> _Problem_
Look below for the line with "What Plotly code" and the line with "import plotly.graph_objects as go"; repeat exactly those two lines and all lines between them, but no pictures.

> _Stored items from a collection_
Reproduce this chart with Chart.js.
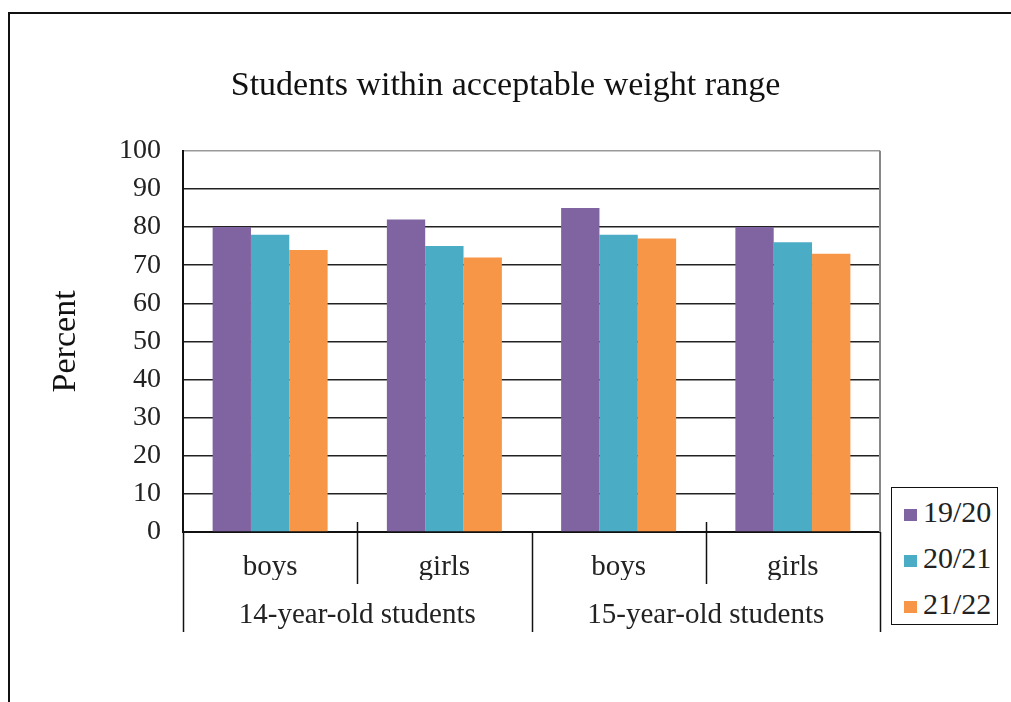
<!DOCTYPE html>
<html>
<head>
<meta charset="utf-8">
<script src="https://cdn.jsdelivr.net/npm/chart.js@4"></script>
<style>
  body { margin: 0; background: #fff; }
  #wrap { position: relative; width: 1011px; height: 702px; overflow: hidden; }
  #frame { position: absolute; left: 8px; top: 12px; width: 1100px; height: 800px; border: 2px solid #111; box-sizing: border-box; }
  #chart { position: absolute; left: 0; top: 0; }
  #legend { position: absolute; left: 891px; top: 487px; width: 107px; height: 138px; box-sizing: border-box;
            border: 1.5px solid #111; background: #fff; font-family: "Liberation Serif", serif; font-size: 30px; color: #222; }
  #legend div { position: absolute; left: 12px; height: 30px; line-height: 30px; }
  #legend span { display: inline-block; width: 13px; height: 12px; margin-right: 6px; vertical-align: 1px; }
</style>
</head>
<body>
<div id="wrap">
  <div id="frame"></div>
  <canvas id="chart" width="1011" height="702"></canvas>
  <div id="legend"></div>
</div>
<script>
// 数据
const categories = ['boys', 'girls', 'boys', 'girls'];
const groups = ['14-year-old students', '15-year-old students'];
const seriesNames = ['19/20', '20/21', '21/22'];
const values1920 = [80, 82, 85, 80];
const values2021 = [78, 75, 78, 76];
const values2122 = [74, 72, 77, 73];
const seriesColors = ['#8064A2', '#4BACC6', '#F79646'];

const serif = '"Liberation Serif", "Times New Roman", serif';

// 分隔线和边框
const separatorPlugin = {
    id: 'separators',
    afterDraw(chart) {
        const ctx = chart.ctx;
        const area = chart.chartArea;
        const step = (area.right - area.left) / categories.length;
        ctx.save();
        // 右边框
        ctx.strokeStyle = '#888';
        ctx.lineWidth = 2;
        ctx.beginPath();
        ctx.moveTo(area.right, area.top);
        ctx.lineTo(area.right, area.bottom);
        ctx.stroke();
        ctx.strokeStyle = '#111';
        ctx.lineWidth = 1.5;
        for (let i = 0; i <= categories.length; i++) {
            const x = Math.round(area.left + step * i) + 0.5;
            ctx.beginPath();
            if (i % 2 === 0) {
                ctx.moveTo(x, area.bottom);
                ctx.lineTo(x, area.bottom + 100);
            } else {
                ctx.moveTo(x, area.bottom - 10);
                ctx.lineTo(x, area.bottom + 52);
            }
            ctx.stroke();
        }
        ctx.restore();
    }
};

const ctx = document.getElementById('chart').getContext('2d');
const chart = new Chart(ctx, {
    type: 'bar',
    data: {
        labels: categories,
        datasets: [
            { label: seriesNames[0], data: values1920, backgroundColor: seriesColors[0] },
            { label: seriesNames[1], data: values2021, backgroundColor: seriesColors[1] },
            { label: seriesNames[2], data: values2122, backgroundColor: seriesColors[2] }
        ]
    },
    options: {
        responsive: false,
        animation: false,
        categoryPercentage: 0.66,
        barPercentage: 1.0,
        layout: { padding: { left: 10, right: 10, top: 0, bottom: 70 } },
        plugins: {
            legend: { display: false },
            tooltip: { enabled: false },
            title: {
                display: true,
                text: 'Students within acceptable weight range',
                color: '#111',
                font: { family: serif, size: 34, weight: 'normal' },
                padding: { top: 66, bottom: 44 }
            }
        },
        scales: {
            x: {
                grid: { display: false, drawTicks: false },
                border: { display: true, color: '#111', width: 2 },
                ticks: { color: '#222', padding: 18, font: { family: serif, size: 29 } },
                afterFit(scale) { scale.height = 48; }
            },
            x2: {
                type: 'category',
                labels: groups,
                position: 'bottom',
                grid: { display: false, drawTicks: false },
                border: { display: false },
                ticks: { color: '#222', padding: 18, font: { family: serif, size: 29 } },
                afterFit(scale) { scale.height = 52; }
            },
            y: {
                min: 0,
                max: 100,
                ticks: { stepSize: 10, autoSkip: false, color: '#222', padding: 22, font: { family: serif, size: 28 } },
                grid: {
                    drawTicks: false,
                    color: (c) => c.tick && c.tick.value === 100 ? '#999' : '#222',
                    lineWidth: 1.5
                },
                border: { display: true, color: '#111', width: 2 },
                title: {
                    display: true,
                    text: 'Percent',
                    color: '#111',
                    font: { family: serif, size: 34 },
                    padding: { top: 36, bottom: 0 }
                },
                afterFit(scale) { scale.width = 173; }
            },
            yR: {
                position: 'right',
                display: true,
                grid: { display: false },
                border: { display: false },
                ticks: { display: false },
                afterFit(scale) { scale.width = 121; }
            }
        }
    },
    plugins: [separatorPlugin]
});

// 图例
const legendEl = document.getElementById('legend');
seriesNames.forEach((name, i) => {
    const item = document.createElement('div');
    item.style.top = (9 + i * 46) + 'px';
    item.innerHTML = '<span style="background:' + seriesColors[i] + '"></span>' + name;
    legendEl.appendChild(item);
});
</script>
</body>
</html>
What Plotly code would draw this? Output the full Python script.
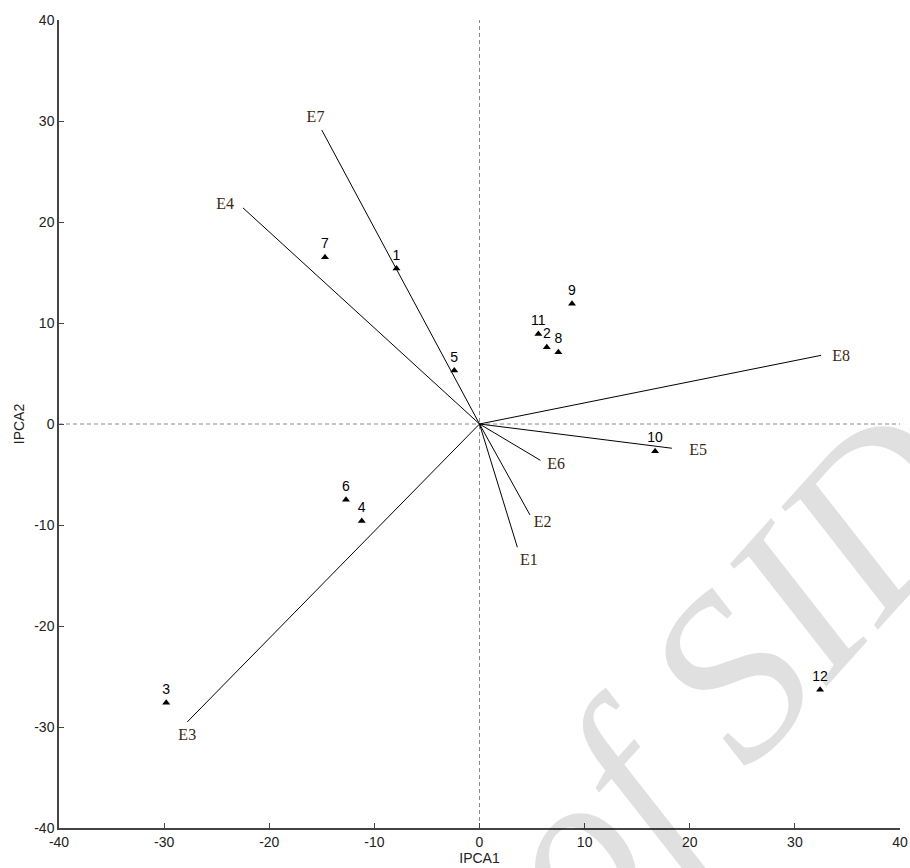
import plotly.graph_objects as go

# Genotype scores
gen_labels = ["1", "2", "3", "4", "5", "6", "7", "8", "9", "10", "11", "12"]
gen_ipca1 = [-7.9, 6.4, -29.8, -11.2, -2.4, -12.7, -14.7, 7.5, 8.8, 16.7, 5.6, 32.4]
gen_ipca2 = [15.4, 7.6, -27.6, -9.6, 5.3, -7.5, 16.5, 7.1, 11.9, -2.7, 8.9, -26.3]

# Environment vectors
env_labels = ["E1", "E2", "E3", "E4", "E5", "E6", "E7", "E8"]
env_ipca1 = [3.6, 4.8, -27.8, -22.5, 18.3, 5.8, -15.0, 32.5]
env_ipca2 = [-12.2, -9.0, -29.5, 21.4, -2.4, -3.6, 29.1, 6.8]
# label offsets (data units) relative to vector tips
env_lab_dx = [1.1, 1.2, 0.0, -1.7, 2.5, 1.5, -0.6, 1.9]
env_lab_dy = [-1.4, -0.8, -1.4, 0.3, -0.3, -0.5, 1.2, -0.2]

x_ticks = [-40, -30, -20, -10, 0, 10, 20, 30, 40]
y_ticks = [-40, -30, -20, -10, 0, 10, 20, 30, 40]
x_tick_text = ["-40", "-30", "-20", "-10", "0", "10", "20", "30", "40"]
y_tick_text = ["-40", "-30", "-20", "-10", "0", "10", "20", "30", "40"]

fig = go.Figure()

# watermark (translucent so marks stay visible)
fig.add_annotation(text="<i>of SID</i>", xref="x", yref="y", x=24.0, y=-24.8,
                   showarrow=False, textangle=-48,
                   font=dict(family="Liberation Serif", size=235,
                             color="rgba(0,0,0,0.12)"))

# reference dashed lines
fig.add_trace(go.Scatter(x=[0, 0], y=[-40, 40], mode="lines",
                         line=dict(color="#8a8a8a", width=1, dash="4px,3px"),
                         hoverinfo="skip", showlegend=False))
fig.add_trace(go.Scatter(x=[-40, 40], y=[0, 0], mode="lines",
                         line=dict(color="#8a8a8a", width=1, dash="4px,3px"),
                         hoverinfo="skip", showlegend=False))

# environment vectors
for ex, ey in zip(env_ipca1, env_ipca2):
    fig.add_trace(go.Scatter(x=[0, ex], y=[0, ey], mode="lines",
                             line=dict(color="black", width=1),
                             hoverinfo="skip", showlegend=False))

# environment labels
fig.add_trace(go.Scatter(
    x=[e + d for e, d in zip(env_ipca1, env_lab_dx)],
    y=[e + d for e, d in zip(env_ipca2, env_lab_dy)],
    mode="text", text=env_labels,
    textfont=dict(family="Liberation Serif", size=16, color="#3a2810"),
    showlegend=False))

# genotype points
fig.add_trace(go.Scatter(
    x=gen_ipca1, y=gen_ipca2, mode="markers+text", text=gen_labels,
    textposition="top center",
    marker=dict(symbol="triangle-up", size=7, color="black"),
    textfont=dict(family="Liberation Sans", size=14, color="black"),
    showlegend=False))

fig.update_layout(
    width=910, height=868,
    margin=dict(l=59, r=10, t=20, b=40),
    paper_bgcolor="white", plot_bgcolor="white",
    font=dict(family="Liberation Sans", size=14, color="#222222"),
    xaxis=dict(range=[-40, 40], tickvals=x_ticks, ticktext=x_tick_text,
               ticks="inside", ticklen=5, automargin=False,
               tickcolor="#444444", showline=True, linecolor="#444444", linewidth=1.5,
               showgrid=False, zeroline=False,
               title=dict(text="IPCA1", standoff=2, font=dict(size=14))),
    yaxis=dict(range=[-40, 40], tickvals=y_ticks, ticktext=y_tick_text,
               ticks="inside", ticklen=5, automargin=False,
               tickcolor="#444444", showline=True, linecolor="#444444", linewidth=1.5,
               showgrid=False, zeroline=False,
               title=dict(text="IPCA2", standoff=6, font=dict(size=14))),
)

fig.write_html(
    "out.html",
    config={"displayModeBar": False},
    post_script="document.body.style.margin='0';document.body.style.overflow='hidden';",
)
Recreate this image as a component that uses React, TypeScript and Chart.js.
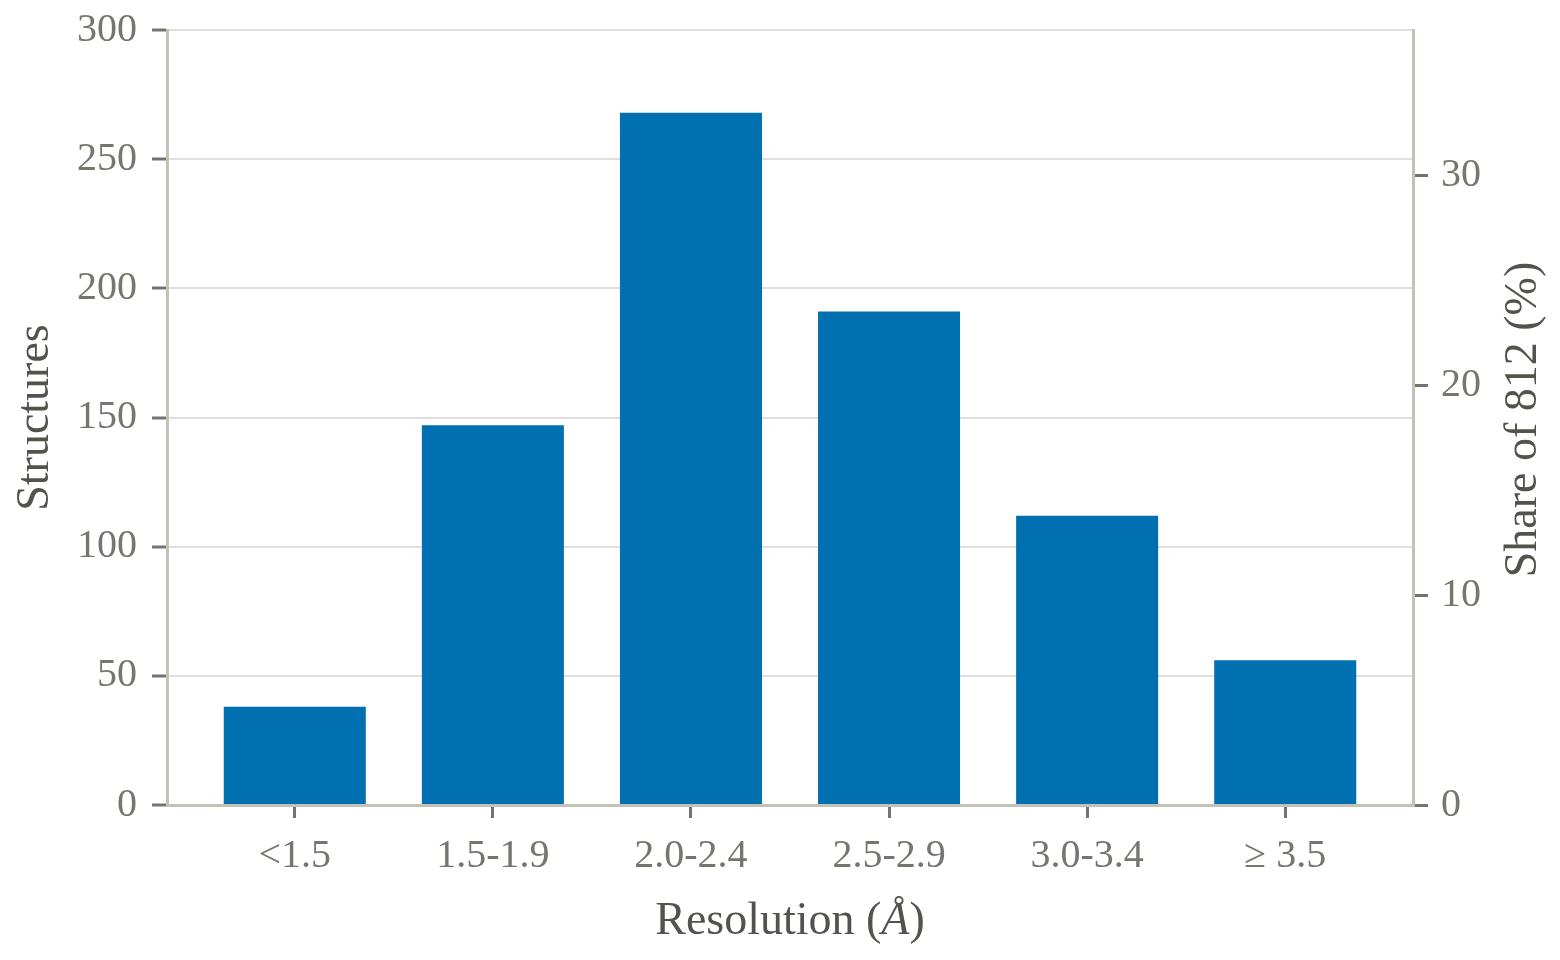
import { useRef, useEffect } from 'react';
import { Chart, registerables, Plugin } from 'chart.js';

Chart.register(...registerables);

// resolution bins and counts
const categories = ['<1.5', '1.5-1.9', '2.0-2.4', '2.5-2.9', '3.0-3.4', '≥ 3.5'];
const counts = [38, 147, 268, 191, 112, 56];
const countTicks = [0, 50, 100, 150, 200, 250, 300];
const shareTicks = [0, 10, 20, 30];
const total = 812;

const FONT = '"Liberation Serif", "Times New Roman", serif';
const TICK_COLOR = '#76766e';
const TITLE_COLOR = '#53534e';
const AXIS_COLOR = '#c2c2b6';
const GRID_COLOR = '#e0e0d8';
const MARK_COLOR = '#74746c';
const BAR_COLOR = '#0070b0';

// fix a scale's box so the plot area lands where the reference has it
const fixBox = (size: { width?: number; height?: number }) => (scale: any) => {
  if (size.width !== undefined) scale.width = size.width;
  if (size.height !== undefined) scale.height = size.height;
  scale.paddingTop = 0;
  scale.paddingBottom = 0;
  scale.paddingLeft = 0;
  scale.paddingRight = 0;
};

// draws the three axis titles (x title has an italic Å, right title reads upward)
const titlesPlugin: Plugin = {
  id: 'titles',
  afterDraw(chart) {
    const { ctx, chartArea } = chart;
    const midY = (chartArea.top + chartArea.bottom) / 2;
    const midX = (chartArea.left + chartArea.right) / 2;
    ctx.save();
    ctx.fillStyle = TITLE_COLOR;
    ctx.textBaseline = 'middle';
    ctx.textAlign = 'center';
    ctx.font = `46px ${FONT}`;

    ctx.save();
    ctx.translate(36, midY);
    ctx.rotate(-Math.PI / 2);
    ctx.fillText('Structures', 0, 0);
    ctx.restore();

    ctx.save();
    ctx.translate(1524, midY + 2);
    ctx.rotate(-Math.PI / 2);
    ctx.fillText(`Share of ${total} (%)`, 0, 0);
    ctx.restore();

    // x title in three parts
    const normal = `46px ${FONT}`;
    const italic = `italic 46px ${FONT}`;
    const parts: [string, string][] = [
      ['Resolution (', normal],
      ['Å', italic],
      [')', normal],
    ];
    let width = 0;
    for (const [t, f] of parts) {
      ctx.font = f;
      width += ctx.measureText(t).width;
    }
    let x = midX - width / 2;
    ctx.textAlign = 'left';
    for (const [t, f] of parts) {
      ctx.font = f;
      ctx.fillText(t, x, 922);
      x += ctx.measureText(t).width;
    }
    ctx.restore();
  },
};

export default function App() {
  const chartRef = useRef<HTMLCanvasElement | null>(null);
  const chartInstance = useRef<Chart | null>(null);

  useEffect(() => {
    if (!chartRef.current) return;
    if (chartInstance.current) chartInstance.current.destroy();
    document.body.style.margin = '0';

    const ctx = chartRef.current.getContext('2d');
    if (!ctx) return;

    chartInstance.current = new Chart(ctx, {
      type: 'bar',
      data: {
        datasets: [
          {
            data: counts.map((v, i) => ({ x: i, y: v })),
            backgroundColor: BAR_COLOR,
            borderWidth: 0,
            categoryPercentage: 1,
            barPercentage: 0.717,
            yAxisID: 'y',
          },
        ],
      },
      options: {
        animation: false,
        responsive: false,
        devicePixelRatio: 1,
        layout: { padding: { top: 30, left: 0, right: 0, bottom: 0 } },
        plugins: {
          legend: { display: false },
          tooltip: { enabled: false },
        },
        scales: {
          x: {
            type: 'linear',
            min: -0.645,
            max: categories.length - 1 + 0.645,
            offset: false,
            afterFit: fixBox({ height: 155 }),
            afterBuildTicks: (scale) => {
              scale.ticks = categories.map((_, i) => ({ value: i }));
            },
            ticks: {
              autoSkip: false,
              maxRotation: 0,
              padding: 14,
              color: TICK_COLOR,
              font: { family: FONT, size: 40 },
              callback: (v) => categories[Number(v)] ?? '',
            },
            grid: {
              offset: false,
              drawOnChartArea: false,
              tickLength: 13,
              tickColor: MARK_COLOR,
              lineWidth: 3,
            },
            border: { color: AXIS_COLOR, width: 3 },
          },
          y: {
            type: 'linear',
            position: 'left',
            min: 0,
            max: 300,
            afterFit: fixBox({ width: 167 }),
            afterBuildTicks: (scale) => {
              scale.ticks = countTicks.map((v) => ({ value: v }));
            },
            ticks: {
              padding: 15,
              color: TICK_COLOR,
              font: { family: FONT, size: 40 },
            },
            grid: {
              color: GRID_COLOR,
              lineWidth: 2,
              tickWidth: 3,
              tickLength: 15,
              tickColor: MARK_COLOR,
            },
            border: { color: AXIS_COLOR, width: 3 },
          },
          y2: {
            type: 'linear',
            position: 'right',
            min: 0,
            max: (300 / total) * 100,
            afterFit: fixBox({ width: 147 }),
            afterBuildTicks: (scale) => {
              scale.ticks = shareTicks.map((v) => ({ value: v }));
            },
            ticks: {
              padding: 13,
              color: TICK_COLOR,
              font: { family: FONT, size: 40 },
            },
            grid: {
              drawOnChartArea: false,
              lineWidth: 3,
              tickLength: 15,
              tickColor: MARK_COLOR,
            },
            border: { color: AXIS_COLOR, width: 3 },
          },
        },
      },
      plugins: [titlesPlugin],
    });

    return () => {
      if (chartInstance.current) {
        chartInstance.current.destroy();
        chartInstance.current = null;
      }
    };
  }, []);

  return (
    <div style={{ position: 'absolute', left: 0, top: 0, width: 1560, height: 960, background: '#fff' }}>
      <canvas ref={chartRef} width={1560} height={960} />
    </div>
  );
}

> _The reply_
What Plotly code would draw this? Output the full Python script.
import plotly.graph_objects as go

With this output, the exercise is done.